Former national environmental protection director - PANAMA NEWS
Stanley Heckadon defends canal expansion, expresses his concerns
by Eric Jackson
Stanley Heckadon-Moreno, an anthropologist by education who now works for the Smithsonian Tropical Research Institute and was once the director of INRENARE, the predecessor of today's National Environmental Authority, spoke before a tough audience at the Excedra Books Club de Lectores on August 14. His main point was to explain why he thinks that the Torrijos - Alemán Zubieta Plan to expand the Panama Canal is reasonable and environmentally tenable, but the discussion got into a wide-ranging talk about Panama and its many inter-related woes.
Lamenting the fact that mass communications media focus most of their attention on the capital, Heckadon pointed out that "there are more trees being destroyed in Colon now than in the entire canal project." The growth of the Free Zone and urban sprawl up the Colon Corridor and onto the Transistmica have destroyed the Colon forests of this reporter's and Heckadon's childhood, and the process continues.

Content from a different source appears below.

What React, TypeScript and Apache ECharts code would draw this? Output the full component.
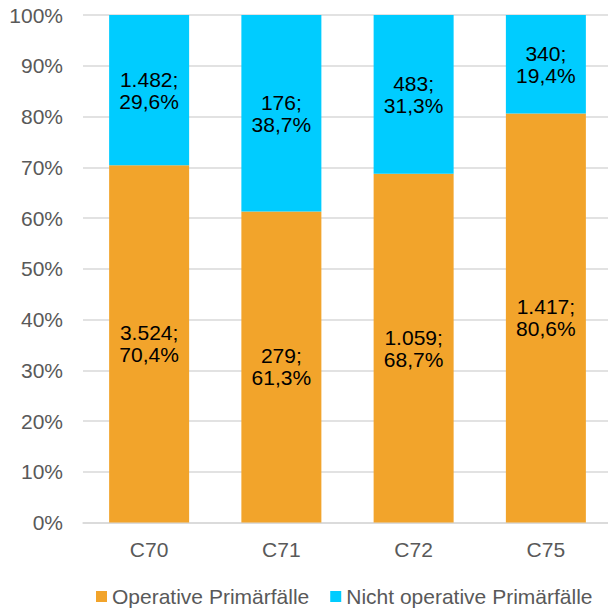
import React, { useEffect, useRef } from "react";
import * as echarts from "echarts";

const categories = ["C70", "C71", "C72", "C75"];
const operativeCounts = ["3.524", "279", "1.059", "1.417"];
const operativePct = [70.4, 61.3, 68.7, 80.6];
const nonOperativeCounts = ["1.482", "176", "483", "340"];
const nonOperativePct = [29.6, 38.7, 31.3, 19.4];
const yTicks = [0, 10, 20, 30, 40, 50, 60, 70, 80, 90, 100];

const FONT = "'Liberation Sans', Arial, sans-serif";
const fmtPct = (v: number) => v.toFixed(1).replace(".", ",") + "%";

export default function App() {
  const ref = useRef<HTMLDivElement>(null);
  useEffect(() => {
    if (!ref.current) return;
    const chart = echarts.init(ref.current, null, { renderer: "svg" });
    chart.setOption({
      animation: false,
      textStyle: { fontFamily: FONT },
      grid: { left: 83, top: 15, width: 529, bottom: 87.5, containLabel: false, outerBoundsMode: "none" },
      legend: {
        left: 91,
        top: 581,
        itemWidth: 11,
        itemHeight: 11,
        itemGap: 21,
        icon: "rect",
        textStyle: { fontFamily: FONT, fontSize: 21, color: "#595959" },
        data: ["Operative Primärfälle", "Nicht operative Primärfälle"],
      },
      xAxis: {
        type: "category",
        data: categories,
        axisLine: { lineStyle: { color: "#D9D9D9", width: 1.5 } },
        axisTick: { show: false },
        axisLabel: { fontFamily: FONT, fontSize: 21, color: "#595959", margin: 16 },
      },
      yAxis: {
        type: "value",
        min: yTicks[0],
        max: yTicks[yTicks.length - 1],
        interval: 10,
        axisLine: { show: false },
        axisTick: { show: false },
        splitLine: { lineStyle: { color: "#D9D9D9", width: 1.5 } },
        axisLabel: {
          fontFamily: FONT,
          fontSize: 21,
          color: "#595959",
          margin: 20,
          formatter: (v: number) => v + "%",
        },
      },
      series: [
        {
          name: "Operative Primärfälle",
          type: "bar",
          stack: "total",
          barWidth: 80,
          itemStyle: { color: "#F2A42B" },
          data: operativePct,
          label: {
            show: true,
            position: "inside",
            fontFamily: FONT,
            fontSize: 21,
            color: "#000000",
            lineHeight: 22,
            formatter: (p: any) => operativeCounts[p.dataIndex] + ";\n" + fmtPct(operativePct[p.dataIndex]),
          },
        },
        {
          name: "Nicht operative Primärfälle",
          type: "bar",
          stack: "total",
          barWidth: 80,
          itemStyle: { color: "#00CCFF" },
          data: nonOperativePct,
          label: {
            show: true,
            position: "inside",
            fontFamily: FONT,
            fontSize: 21,
            color: "#000000",
            lineHeight: 22,
            formatter: (p: any) => nonOperativeCounts[p.dataIndex] + ";\n" + fmtPct(nonOperativePct[p.dataIndex]),
          },
        },
      ],
    });
    return () => chart.dispose();
  }, []);
  return <div ref={ref} style={{ width: 608, height: 610, position: "absolute", left: 0, top: 0 }} />;
}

He recounted how, soon after the old Canal Zone's formal abolition, there were mass invasions of the forests along the Transistmica and soon sediments, garbage and sewage were flowing down once pristine streams into the canal waters. He said the early 80s were the worst time for the canal watershed but that the creation of a series of parks went a long way toward insuring its survival.
Still, he said, "our worst enemy is the loss of water quality."
He showed a PowerPoint projection about the canal area's ecological history and the evolution of national environmental policies, citing 1991 as a key turning point when the government turned its back on the idea of economic development through "the conquest of the forest" and banned further loans for the turning of jungles into cow pastures.
About the canal expansion project, he said he was first worried about the possibility of dams because of the nation's experiences with previous big dam projects, and said that the current plan, with its water saving basins, "leaves me more tranquil --- it's much better than the three dams proposal."
Heckadon noted that the areas to be excavated are grasslands and secondary forests, that the raising of Gatun Lake's level won't affect the Smithsonian's Barro Colorado Island laboratory very much and that there has been some good thought put into less harmful places and methods to dispose of the dredged sediments.
And what about the mangroves? Heckadon pointed out the promise --- part of the ACP's publicity campaign but not their $5.25 billion project budget --- of a world-class institute to study climate change, including how it will affect the mangrove swamps.
Conspicuously absent from Heckadon's presentation was anything about salt water intrusion through the new locks into Gatun Lake. This reporter raised the issue in the question period after the main presentation, but Heckadon ducked the question and merely stated that US Geological Survey hydrologist Robert Stallard says that there is no problem.
(This reporter tried to contact Stallard by email with no success, and also tried in vain to find any public statement or document by which he addressed the specific issues of the canal expansion project.)
However, the crowd contained many skeptics. One was a physician who noted that he sees children from the metro area with gastric disorders caused by the lack of clean drinking water in their urban neighborhoods, and expressed his concern that in terms of both quality and supply the canal expansion could worsen the water problems.
At that, Heckadon noted that the Smithsonian has not done the relevant hydrology studies but in any case opined that "the city has got to get other water sources" than the Panama Canal waters.
"We have to make the decision to rescue the city's rivers," he argued. He said that climate change is happening and it's impossible to predict, and that in the face of urban sprawl the IDAAN water and sewer utility and other governmental agencies really don't have an adequate response.
"The centralist Panamanian model has failed," Heckadon opined, and argued for giving municipalities rather than the national government responsiblity for and power over their own water supplies.
Others in the audience opined that whether or not the canal expansion project is itself viable, the politics here are so corrupt as to make a disaster out of the best plans. There were complaints about a generalized incompetence in public affairs, and few opportunities for citizens to do or say anything about it.
That got the discussion back to the proposed climate change institute and some specific questions about its governance. That, in turn, led to Heckadon's harsh critique of the Panamanian educational system at all levels. "If Albert Einstein were Panamanian and living today, he couldn't be rector of the University of Panama" he lamented, admitting that political considerations trump academic excellence there.
But despite all such concerns, Heckadon remains convinced that it's in the national interest to modernize the Panama Canal and that the proposal before the voters is a reasonable way to do it.